Is this true that if $N$ is a finitely generated $A$-module such that $N\otimes_A B$ and $N\otimes_A B'$ are projective modules over $B$ and $B'$ respectively, then $N$ is projective?
Many thanks!
Let $k$ be a field, $A=k[X, Y],$ $B=k[X^{\pm 1}, Y]$ and $B'=k[X, Y^{\pm 1}]$, and take $N=k=A/(X, Y)$.
Then $N \otimes_A B =B/(x, y)B=0$, since $X$ is a unit of $B$, and similarly $N \otimes_A B'=0$. Thus, $N \otimes_A B, N \otimes_A B'$ ae projective, yet $N$ is clearly not.
If you do not like the fact that the projectives in the example are $0$, you can replace $N$ by $N \oplus A$, the argument will work the same since tensor product commutes with direct sums.
A bit more dissection:
There is something to be said about the apparent strangeness of this: Given a finitely presented module $N$ over $A$, what is true is that if $N$ is projective locally on the spectrum, i.e. $N \otimes_A B_i$ is a projective $B_i$-module where $B_i$ are principal localizations of $A$ such that $\bigcup_i \mathrm{Spec}\,B_i=\mathrm{Spec}\,A,$ then $N$ is indeed projective.
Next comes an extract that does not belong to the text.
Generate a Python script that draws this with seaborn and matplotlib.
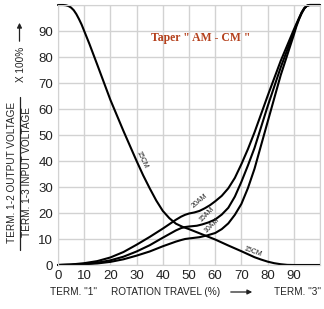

The trouble is that even in the situation above, the assumption $B \cap B'=A$ does not guarantee that $\mathrm{Spec}\,B, \mathrm{Spec}\,B'$ cover $\mathrm{Spec}\,A$ in this way: the point $(X, Y)$ is not in $\mathrm{Spec}\,B \cup \mathrm{Spec}\,B'$, so $B$'s does not see that some torsion is happening over that point.
Regarding the extra assumption "$N$ is torsion-free" in comments:
Assuming that $N$ is torsion-free will not help. In the counterexample above, you can take instead $N=(X, Y),$ which is torsion-free but not projective (you can e.g. show that projective ideals over $A=k[X, Y]$ are exactly the principal ones, as in this answer of Georges Elencwajg). Then, using flatness of $B$ over $A$, one has that $(X, Y)\otimes_A B=(X, Y)B=B$, and similarly $N \otimes_A B'=B'$. So over $B, B'$, $N$ becomes free, hence projective, but $N$ itself is not.